Art Criticism, Art History, Arts Administration, Education, Museum/Gallery, Theology
Artist / Personal Statement
Since earning my Ph.D. in 2001 I have continued to refine my Stony Brook dissertation topic addressing art and national identity in France through research grants allowing research overseas and strategic presentations related to the quarrel over expressionist abstraction in twentieth-century France. I have been in a full-time art history position at Asbury University since completing the Ph.D. While at Asbury I have also enjoyed healthy collaboration with colleagues in the art department at our local research institution, The University of Kentucky. UK hired me to teach my dissertation as a graduate course there during the sabbatical absence of their 20th-century art historian Robert Jensen. I was also delighted to be asked to organize and co-curate the University of Kentucky Art Museum’s traveling exhibition Realism to Impressionism. While I am a career professor with primary calling to the classroom and to scholarship, I have been willing to draw upon administrative skills as needed, recently forming along with colleagues, a new scholarly association, The Association of Scholars of Christianity in the History of Art (ASCHA; www.christianityhistoryart.org ). Part of my current ASCHA work involves with co-editor James Romaine, organizing a collection of scholarly essays for publication. Now in an advanced stage, Methodologies of the History of Christianity and the Visual Arts examines the profusion and range of available methodologies as well as the methodological challenges and opportunities that writing about Christianity in the history of art represents.
Accomplishments / CV
current manuscript in preparation
Artists into Frenchmen: The Quarrel over Expressionist Abstraction in France
Linda Stratford
Artists into Frenchmen: The Quarrel over Expressionist Abstraction in France suggests that leadership in the realm of the visual arts in the West after World War II was not so much “stolen” from Paris as Cold War accounts suggest, but sidelined by certain “forces of order” within France itself.
“Truly French” Art
Throughout the 1950’s a unitary notion of French art guided by classical principles of order, discipline and heroic sensibility prevailed in critical and official discourse. Despite the presence of a great variety of contemporary approaches stemming from School of Paris and expressionist influences, contemporary painting falling outside a narrowly defined rubric (measured largely by Matisse, Bonnard and Braque) enjoyed neither institutional support nor critical acclaim.
The American Menace
However, by 1959, the failure to embrace international cosmopolitanism threatened the very reputation of the French. On the heels of the widely acclaimed Jackson Pollock and the New American Painting and other abstract expressionist shows brought to Europe in the 1950’s, The United States, already enjoying political and economic status, seemed to be eclipsing France as a worldwide cultural force as well.
Gaining Lost Ground
The new Gaullist administration of the Fifth Republic set in motion a process intended to restore French reputation worldwide.

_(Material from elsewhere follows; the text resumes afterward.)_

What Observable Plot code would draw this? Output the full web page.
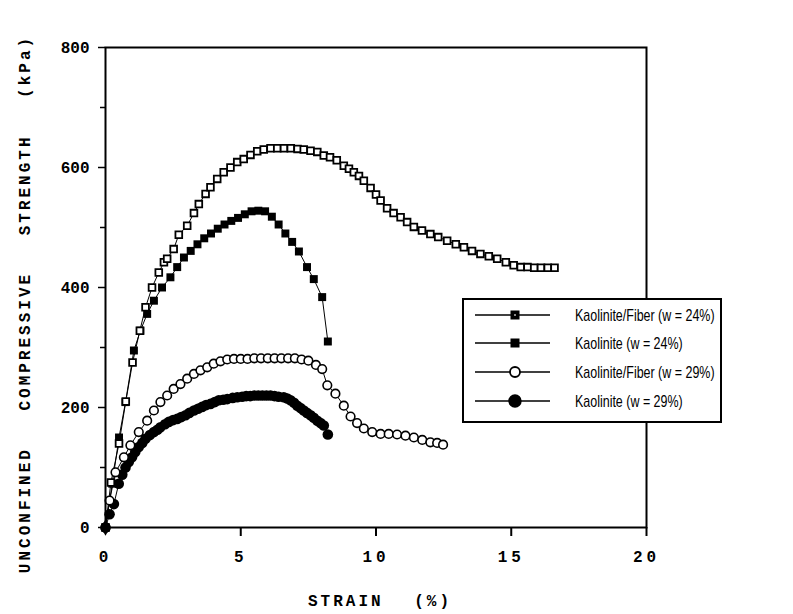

Minister of Culture André Malraux acknowledged the role to be played by the state in redressing the French origins of progressive painting, reversing decades of judgment casting School of Paris and expressionist approaches as “less than French.”
Lessons Learned
A number of historians on both sides of the Atlantic have expressed the need for a revisionist history in regard to the American “lead” in contemporary art in the postwar period. Consideration must be given to the possibility that leadership in the realm of the visual arts after World War II was not “stolen” as Cold War studies suggest, but rather, sidelined by certain “forces of order” within French society and the French artistic milieu itself. This study demonstrates the risks of viewing artistic initiatives as belonging, or not belonging, within the framework of a nation, as demonstrated in the aesthetic “call to order” discovered in France in the 1950’s.